Gardens

Bhutan is one of the few countries where a door to a garden can be as interesting as the garden. That’s not to say that Bhutan does not have nice gardens; quite the opposite. In Paro and Thimphu we passed lots of cottages and houses with wonderful little gardens, some of them with such a profusion of flowers that they drew little gasps from The Family. But you must admit that if I use the adjective awesome for the ceremonial door to a public garden that you see in the featured photo, I would not be exaggerating. Fortunately ordinary people could pass through a simple gate to one side.

I thought it would be nice to pair the photo of a pink hybrid rose from someone’s lovingly tended garden with one of its wild ancestors from the Himalayas. There is a common belief that the route to modern roses came through hybridisations first carried out in central Asia. There are records of roses from China’s Han dynasty in the 2nd century BCE. The first of these modern roses was carried from China to Europe in 1789 by Gilbert Slater. The centre of diversity of the family Rosaceae is in Asia, although there are native roses in Africa, Europe, and north America.

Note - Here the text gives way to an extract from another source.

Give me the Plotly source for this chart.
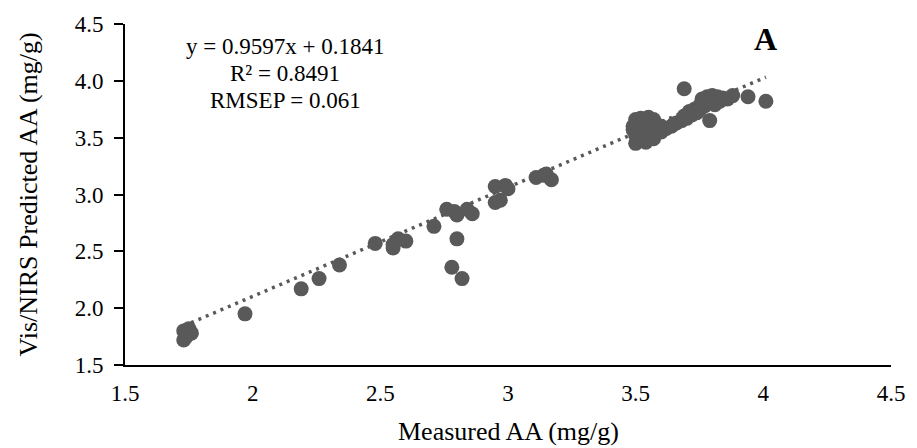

Hydrangeas are another diverse family from Asia and Americas, with the greatest diversity in east Asia. I knew that they are indicators of soil acidity, with colours changing from blues to reds as the pH of the soil changes. But the yellow blooms that The Family noticed were new to me. What does it mean for the soil when they grow right next to a pale blue inflorescence? In contrast to this, the clover, genus Trifolium, that I captured is an interloper. The genus is originally from Europe, Africa and the Americas. The Himalayan wild strawberries, Fragaria nubicola, were growing in the same field.